--- DIRECTIVE ---
Print, word for word, every line from the beginning of the listing up to and including the line with "0.0927, 0.0824, 0.0824]". Pictures are to be excluded.

--- STORED DATA ---
┌──
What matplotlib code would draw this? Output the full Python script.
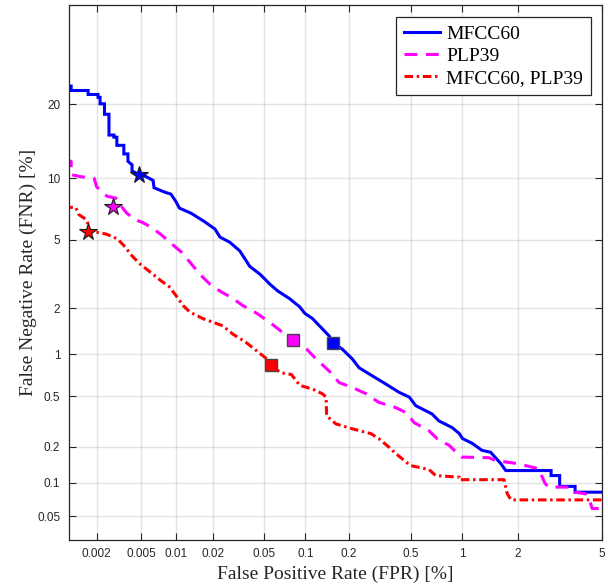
import numpy as np
import matplotlib
matplotlib.use("Agg")
import matplotlib.pyplot as plt
from matplotlib.ticker import FixedLocator, FixedFormatter, NullLocator
from statistics import NormalDist

# ---------------- data (values in %) ----------------
series_names = ["MFCC60", "PLP39", "MFCC60, PLP39"]

mfcc_fpr = [0.001, 0.00116, 0.00116, 0.00167, 0.00167, 0.00206, 0.00206, 0.00215, 0.00215, 0.00236,
            0.00236, 0.00259, 0.00259, 0.00287, 0.00287, 0.00305, 0.00305, 0.00352, 0.00352, 0.00383,
            0.00383, 0.00416, 0.00416, 0.0048, 0.00549, 0.00634, 0.00647, 0.00789, 0.009, 0.0099,
            0.0106, 0.0132, 0.0169, 0.0207, 0.0227, 0.0271, 0.0325, 0.0389, 0.0466, 0.0552,
            0.0632, 0.0772, 0.0912, 0.099, 0.1125, 0.132, 0.147, 0.155, 0.180, 0.211,
            0.234, 0.299, 0.347, 0.422, 0.489, 0.536, 0.67, 0.736, 0.879, 0.966,
            1.006, 1.139, 1.289, 1.435, 1.624, 1.728, 2.92, 2.92, 3.21, 3.21,
            3.79, 3.79, 5.0]
mfcc_fnr = [23.2, 23.2, 22.4, 22.4, 21.7, 21.7, 21.2, 21.2, 20.1, 20.1,
            18.4, 18.4, 15.3, 15.3, 15.0, 15.0, 13.9, 13.9, 12.8, 12.8,
            11.9, 11.5, 10.8, 10.4, 10.2, 9.8, 9.06, 8.66, 8.46, 7.81,
            7.24, 6.84, 6.22, 5.68, 5.15, 4.84, 4.34, 3.55, 3.20, 2.80,
            2.55, 2.29, 2.04, 1.86, 1.72, 1.475, 1.326, 1.195, 1.085, 0.926,
            0.803, 0.682, 0.616, 0.534, 0.491, 0.423, 0.366, 0.323, 0.286, 0.256,
            0.234, 0.214, 0.1875, 0.181, 0.146, 0.127, 0.127, 0.115, 0.115, 0.0927,
            0.0927, 0.0824, 0.0824]

plp_fpr = [0.001, 0.00116, 0.00116, 0.0014, 0.0019, 0.002, 0.00219, 0.00248, 0.00299, 0.00324,
           0.00375, 0.00451, 0.0051, 0.0061, 0.00743, 0.00906, 0.011, 0.0132, 0.0157, 0.0189,
           0.0227, 0.028, 0.0343, 0.0439, 0.0552, 0.0687, 0.0816, 0.1019, 0.119, 0.147,
           0.172, 0.211, 0.258, 0.314, 0.402, 0.466, 0.524, 0.643, 0.717, 0.844,
           0.989, 1.406, 1.527, 1.956, 2.53, 2.73, 2.83, 3.64, 3.79, 4.23,
           4.38, 4.53, 5.0]
plp_fnr = [12.1, 11.9, 10.4, 10.2, 10.0, 9.16, 8.76, 8.27, 8.09, 7.55,
           6.82, 6.31, 6.15, 5.81, 5.31, 4.76, 4.28, 3.70, 3.20, 2.80,
           2.55, 2.33, 2.08, 1.86, 1.626, 1.395, 1.241, 1.085, 0.926, 0.761,
           0.629, 0.579, 0.523, 0.449, 0.41, 0.375, 0.313, 0.27, 0.234, 0.206,
           0.165, 0.163, 0.154, 0.146, 0.132, 0.0986, 0.0914, 0.0914, 0.0824, 0.0798,
           0.0724, 0.0589, 0.0589]

fused_fpr = [0.001, 0.00128, 0.00137, 0.00153, 0.00164, 0.0017, 0.0017, 0.00204, 0.00242, 0.00287,
             0.00318, 0.00365, 0.00405, 0.00433, 0.00498, 0.00567, 0.00755, 0.00867, 0.01, 0.0114,
             0.013, 0.0166, 0.0239, 0.0286, 0.0366, 0.0439, 0.0523, 0.0557, 0.0664, 0.0793,
             0.0912, 0.1125, 0.132, 0.14, 0.141, 0.1635, 0.211, 0.28, 0.314, 0.364,
             0.402, 0.441, 0.497, 0.643, 0.704, 0.966, 0.966, 1.692, 1.757, 1.839,
             5.0]
fused_fnr = [7.30, 7.30, 6.72, 6.46, 6.22, 5.77, 5.45, 5.45, 5.35, 5.15,
             4.95, 4.53, 4.15, 3.97, 3.63, 3.40, 2.91, 2.72, 2.38, 2.08,
             1.89, 1.72, 1.547, 1.368, 1.195, 1.052, 0.926, 0.84, 0.74, 0.72,
             0.60, 0.564, 0.52, 0.491, 0.354, 0.306, 0.28, 0.256, 0.234, 0.2,
             0.177, 0.16, 0.14, 0.1296, 0.115, 0.1115, 0.106, 0.106, 0.0802, 0.0704,
             0.0704]

# operating points: star and square per system
star_fpr = [0.0048, 0.00283, 0.00167]
star_fnr = [10.4, 7.33, 5.45]
square_fpr = [0.155, 0.0816, 0.0557]
square_fnr = [1.195, 1.24, 0.84]

xtick_vals = [0.002, 0.005, 0.01, 0.02, 0.05, 0.1, 0.2, 0.5, 1, 2, 5]
xtick_labels = ["0.002", "0.005", "0.01", "0.02", "0.05", "0.1", "0.2", "0.5", "1", "2", "5"]
ytick_vals = [0.05, 0.1, 0.2, 0.5, 1, 2, 5, 10, 20]
ytick_labels = ["0.05", "0.1", "0.2", "0.5", "1", "2", "5", "10", "20"]

# ---------------- probit scale ----------------
_nd = NormalDist()
_ppf = np.vectorize(lambda p: _nd.inv_cdf(p) if np.isfinite(p) else np.nan, otypes=[float])
_cdf = np.vectorize(lambda z: _nd.cdf(z) if np.isfinite(z) else np.nan, otypes=[float])


def fwd(x):
    x = np.asarray(x, dtype=float)
    p = np.clip(x / 100.0, 1e-9, 1 - 1e-9)
    return _ppf(p)


def inv(z):
    z = np.asarray(z, dtype=float)
    return _cdf(z) * 100.0


# ---------------- figure ----------------
fig = plt.figure(figsize=(6.08, 5.84), dpi=100)
ax = fig.add_axes([0.113, 0.0753, 0.877, 0.9153])
ax.set_xscale("function", functions=(fwd, inv))
ax.set_yscale("function", functions=(fwd, inv))

colors = ["#0000ff", "#ff00ff", "#ff0000"]
lw = 2.2
l1, = ax.plot(mfcc_fpr, mfcc_fnr, color=colors[0], lw=lw, solid_joinstyle="miter")
l2, = ax.plot(plp_fpr, plp_fnr, color=colors[1], lw=lw, linestyle=(0, (4.2, 2.8)))
l3, = ax.plot(fused_fpr, fused_fnr, color=colors[2], lw=lw, linestyle=(0, (2.8, 1.2, 0.8, 1.2)))

for i in range(3):
    ax.plot(star_fpr[i], star_fnr[i], marker="*", markersize=13, markerfacecolor=colors[i],
            markeredgecolor="#1a1a1a", markeredgewidth=0.8, linestyle="none", zorder=5)
    ax.plot(square_fpr[i], square_fnr[i], marker="s", markersize=9, markerfacecolor=colors[i],
            markeredgecolor="#444444", markeredgewidth=1.0, linestyle="none", zorder=5)

ax.set_xlim(0.0011, 5)
ax.set_ylim(0.03, 40)

ax.xaxis.set_major_locator(FixedLocator(xtick_vals))
ax.xaxis.set_major_formatter(FixedFormatter(xtick_labels))
ax.yaxis.set_major_locator(FixedLocator(ytick_vals))
ax.yaxis.set_major_formatter(FixedFormatter(ytick_labels))
ax.xaxis.set_minor_locator(NullLocator())
ax.yaxis.set_minor_locator(NullLocator())

axcol = "#262626"
ax.tick_params(axis="both", which="major", direction="in", length=5, width=0.8,
               colors=axcol, labelsize=8.5, top=True, right=True, pad=6)
for lab in ax.get_xticklabels() + ax.get_yticklabels():
    lab.set_fontfamily("Liberation Sans")
for sp in ax.spines.values():
    sp.set_color(axcol)
    sp.set_linewidth(0.9)

ax.grid(True, which="major", color="#262626", alpha=0.12, linewidth=1.0)
ax.set_axisbelow(True)

serif = "Liberation Serif"
ax.set_xlabel("False Positive Rate (FPR) [%]", fontsize=14, family=serif, color=axcol, labelpad=4)
ax.set_ylabel("False Negative Rate (FNR) [%]", fontsize=14, family=serif, color=axcol, labelpad=0)

leg = ax.legend([l1, l2, l3], series_names, loc="upper right", bbox_to_anchor=(0.979, 0.978),
                borderaxespad=0, prop={"family": serif, "size": 14}, fancybox=False,
                framealpha=1, edgecolor=axcol, handlelength=1.85, handletextpad=0.3,
                labelspacing=0.24, borderpad=0.4)
leg.get_frame().set_linewidth(0.9)

fig.savefig("out.png", dpi=100)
└──
--- THE ANSWER ---
What matplotlib code would draw this? Output the full Python script.
import numpy as np
import matplotlib
matplotlib.use("Agg")
import matplotlib.pyplot as plt
from matplotlib.ticker import FixedLocator, FixedFormatter, NullLocator
from statistics import NormalDist

# ---------------- data (values in %) ----------------
series_names = ["MFCC60", "PLP39", "MFCC60, PLP39"]

mfcc_fpr = [0.001, 0.00116, 0.00116, 0.00167, 0.00167, 0.00206, 0.00206, 0.00215, 0.00215, 0.00236,
            0.00236, 0.00259, 0.00259, 0.00287, 0.00287, 0.00305, 0.00305, 0.00352, 0.00352, 0.00383,
            0.00383, 0.00416, 0.00416, 0.0048, 0.00549, 0.00634, 0.00647, 0.00789, 0.009, 0.0099,
            0.0106, 0.0132, 0.0169, 0.0207, 0.0227, 0.0271, 0.0325, 0.0389, 0.0466, 0.0552,
            0.0632, 0.0772, 0.0912, 0.099, 0.1125, 0.132, 0.147, 0.155, 0.180, 0.211,
            0.234, 0.299, 0.347, 0.422, 0.489, 0.536, 0.67, 0.736, 0.879, 0.966,
            1.006, 1.139, 1.289, 1.435, 1.624, 1.728, 2.92, 2.92, 3.21, 3.21,
            3.79, 3.79, 5.0]
mfcc_fnr = [23.2, 23.2, 22.4, 22.4, 21.7, 21.7, 21.2, 21.2, 20.1, 20.1,
            18.4, 18.4, 15.3, 15.3, 15.0, 15.0, 13.9, 13.9, 12.8, 12.8,
            11.9, 11.5, 10.8, 10.4, 10.2, 9.8, 9.06, 8.66, 8.46, 7.81,
            7.24, 6.84, 6.22, 5.68, 5.15, 4.84, 4.34, 3.55, 3.20, 2.80,
            2.55, 2.29, 2.04, 1.86, 1.72, 1.475, 1.326, 1.195, 1.085, 0.926,
            0.803, 0.682, 0.616, 0.534, 0.491, 0.423, 0.366, 0.323, 0.286, 0.256,
            0.234, 0.214, 0.1875, 0.181, 0.146, 0.127, 0.127, 0.115, 0.115, 0.0927,
            0.0927, 0.0824, 0.0824]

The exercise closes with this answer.